El camino, como acabo de indicar,
no es —ni va a ser— fácil o corto, pero creo que es esperanzador y, por tanto,
llamado a superar el desaliento en el que parece está sumida una buena parte de
la Iglesia española, incluidos sus responsables últimos, es decir, los obispos
y, con ellos, muchos presbíteros y laicos cualificados. Creo que esto último es
perceptible cuando, como así suele suceder, se limitan a ofrecer infinidad de
datos sobre la preocupante situación de sus respectivas diócesis o parroquias,
casi siempre referidos a la caída de la práctica sacramental o al desplome —al
parecer, imparable— en la autoidentificación como católicos, no aportando
propuestas capaces de movilizar lo mucho y bueno que subsiste en no pocas de
las actuales parroquias, a pesar de encontrarse, muchas de ellas, en caída
libre.
Desconozco si son conscientes de
que, procediendo de esta manera, desmovilizan y siembran de sal el poco o mucho
terreno de esperanzado y movilizador futuro que pueda existir. E, igualmente,
desconozco si son conscientes de que, siendo cierto que hay muchas parroquias
en caída libre, no lo es menos que en bastantes de ellas todavía subsisten
rescoldos de posibles comunidades que —debidamente alentados y acompañados—
pueden ser restos de un prometedor futuro. Su modesto número no exime de
acogerlos e impulsarlos —desde el presente— hacia un futuro mejor que la
autodisolución en una colectividad más grande de participantes sacramentales,
que es lo que, de hecho, se acaba primando normalmente con la apuesta —y
subsiguiente estrategia pastoral— de crear unidades pastorales.

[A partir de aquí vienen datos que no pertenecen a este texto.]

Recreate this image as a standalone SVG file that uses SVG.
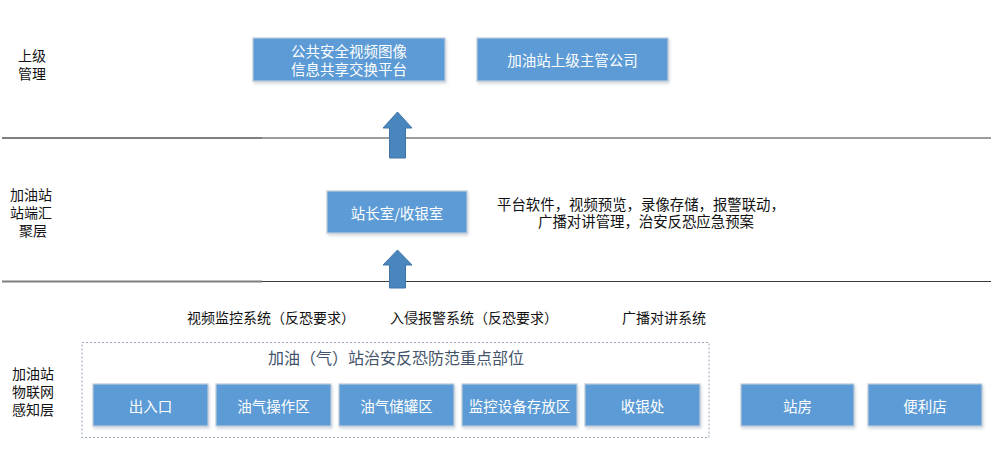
<svg xmlns="http://www.w3.org/2000/svg" width="994" height="458" viewBox="0 0 994 458">
<defs>
<style>
.box{fill:#5b9bd5;stroke:#bfcbd9;stroke-width:1.2;filter:url(#sh)}
.bt{font-family:"Noto Sans CJK SC","Microsoft YaHei",sans-serif;font-size:14.5px;fill:#ffffff;text-anchor:middle;dominant-baseline:central}
.lab{font-family:"Noto Sans CJK SC","Microsoft YaHei",sans-serif;font-size:14px;fill:#111111;text-anchor:middle;dominant-baseline:central}
.arrow{fill:#4a86be;stroke:#3f74a8;stroke-width:1}
.sep1{stroke:#7f7f7f;stroke-width:2}
.sep2{stroke:#3a3a3a;stroke-width:1.2}
</style>
<filter id="sh" x="-10%" y="-10%" width="125%" height="135%">
<feDropShadow dx="1" dy="2" stdDeviation="1.5" flood-color="#7a8ea6" flood-opacity="0.35"/>
</filter>
</defs>
<rect width="994" height="458" fill="#ffffff"/>

<g id="separators">
<line class="sep1" x1="2" y1="138" x2="262" y2="138"/>
<line class="sep2" x1="262" y1="138" x2="991" y2="138"/>
<line class="sep1" x1="2" y1="281.5" x2="262" y2="281.5"/>
<line class="sep2" x1="262" y1="281.5" x2="991" y2="281.5"/>
</g>

<g id="layer-labels">
<text class="lab" x="32" y="55">上级</text>
<text class="lab" x="32" y="73">管理</text>
<text class="lab" x="31" y="194">加油站</text>
<text class="lab" x="31" y="212">站端汇</text>
<text class="lab" x="33" y="230">聚层</text>
<text class="lab" x="33" y="373">加油站</text>
<text class="lab" x="33" y="391">物联网</text>
<text class="lab" x="33" y="409">感知层</text>
</g>

<g id="node-platform">
<rect class="box" x="253" y="38" width="192" height="43"/>
<text class="bt" x="349" y="50">公共安全视频图像</text>
<text class="bt" x="349" y="68">信息共享交换平台</text>
</g>
<g id="node-company">
<rect class="box" x="477" y="38" width="191" height="43"/>
<text class="bt" x="572.5" y="59.5">加油站上级主管公司</text>
</g>

<g id="node-station-room">
<rect class="box" x="327" y="191" width="140" height="42"/>
<text class="bt" x="397" y="212">站长室/收银室</text>
</g>
<g id="station-desc">
<text class="lab" x="641" y="203" style="font-size:14.4px">平台软件，视频预览，录像存储，报警联动，</text>
<text class="lab" x="646" y="220" style="font-size:14.4px">广播对讲管理，治安反恐应急预案</text>
</g>

<g id="connectors">
<polygon class="arrow" points="397.5,112 412,128 405.5,128 405.5,158 389.5,158 389.5,128 383,128"/>
<polygon class="arrow" points="397.5,250 412,265 405.5,265 405.5,288 389.5,288 389.5,265 383,265"/>
</g>

<g id="system-labels">
<text class="lab" x="271" y="317">视频监控系统（反恐要求）</text>
<text class="lab" x="474" y="317">入侵报警系统（反恐要求）</text>
<text class="lab" x="664" y="317">广播对讲系统</text>
</g>

<g id="group-key-areas">
<rect x="82" y="342.5" width="627" height="95" fill="none" stroke="#9aa9ba" stroke-width="1" stroke-dasharray="2,2"/>
<text x="396" y="357" style="font-family:'Noto Sans CJK SC','Microsoft YaHei',sans-serif;font-size:16px;fill:#44546a;text-anchor:middle;dominant-baseline:central">加油（气）站治安反恐防范重点部位</text>
</g>

<g id="node-entrance">
<rect class="box" x="93" y="384" width="115" height="42"/>
<text class="bt" x="150.5" y="405">出入口</text>
</g>
<g id="node-fuel-op">
<rect class="box" x="216" y="384" width="115" height="42"/>
<text class="bt" x="273.5" y="405">油气操作区</text>
</g>
<g id="node-tank">
<rect class="box" x="339" y="384" width="115" height="42"/>
<text class="bt" x="396.5" y="405">油气储罐区</text>
</g>
<g id="node-monitor-storage">
<rect class="box" x="462" y="384" width="115" height="42"/>
<text class="bt" x="519.5" y="405">监控设备存放区</text>
</g>
<g id="node-cashier">
<rect class="box" x="585" y="384" width="115" height="42"/>
<text class="bt" x="642.5" y="405">收银处</text>
</g>

<g id="node-station-house">
<rect class="box" x="741" y="384" width="113" height="42"/>
<text class="bt" x="797.5" y="405">站房</text>
</g>
<g id="node-store">
<rect class="box" x="868" y="384" width="114" height="42"/>
<text class="bt" x="925" y="405">便利店</text>
</g>
</svg>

Entiendo que esto último —el
reconocimiento, cuidado y puesta en valor de tales “restos” o rescoldos
comunitarios— ha de ser el objetivo primero y fundamental de un nuevo marco de
intervención pastoral que apueste por un futuro medianamente viable de
cualquiera de nuestras actuales parroquias y diócesis. Y que se han de
reconocer, cuidar y primar dichos “restos” o rescoldos, siendo conscientes de
que nos vamos a tener que mover en el marco de una drástica caída de efectivos
presbiterales, al parecer, sin una fecha de previsible finalización.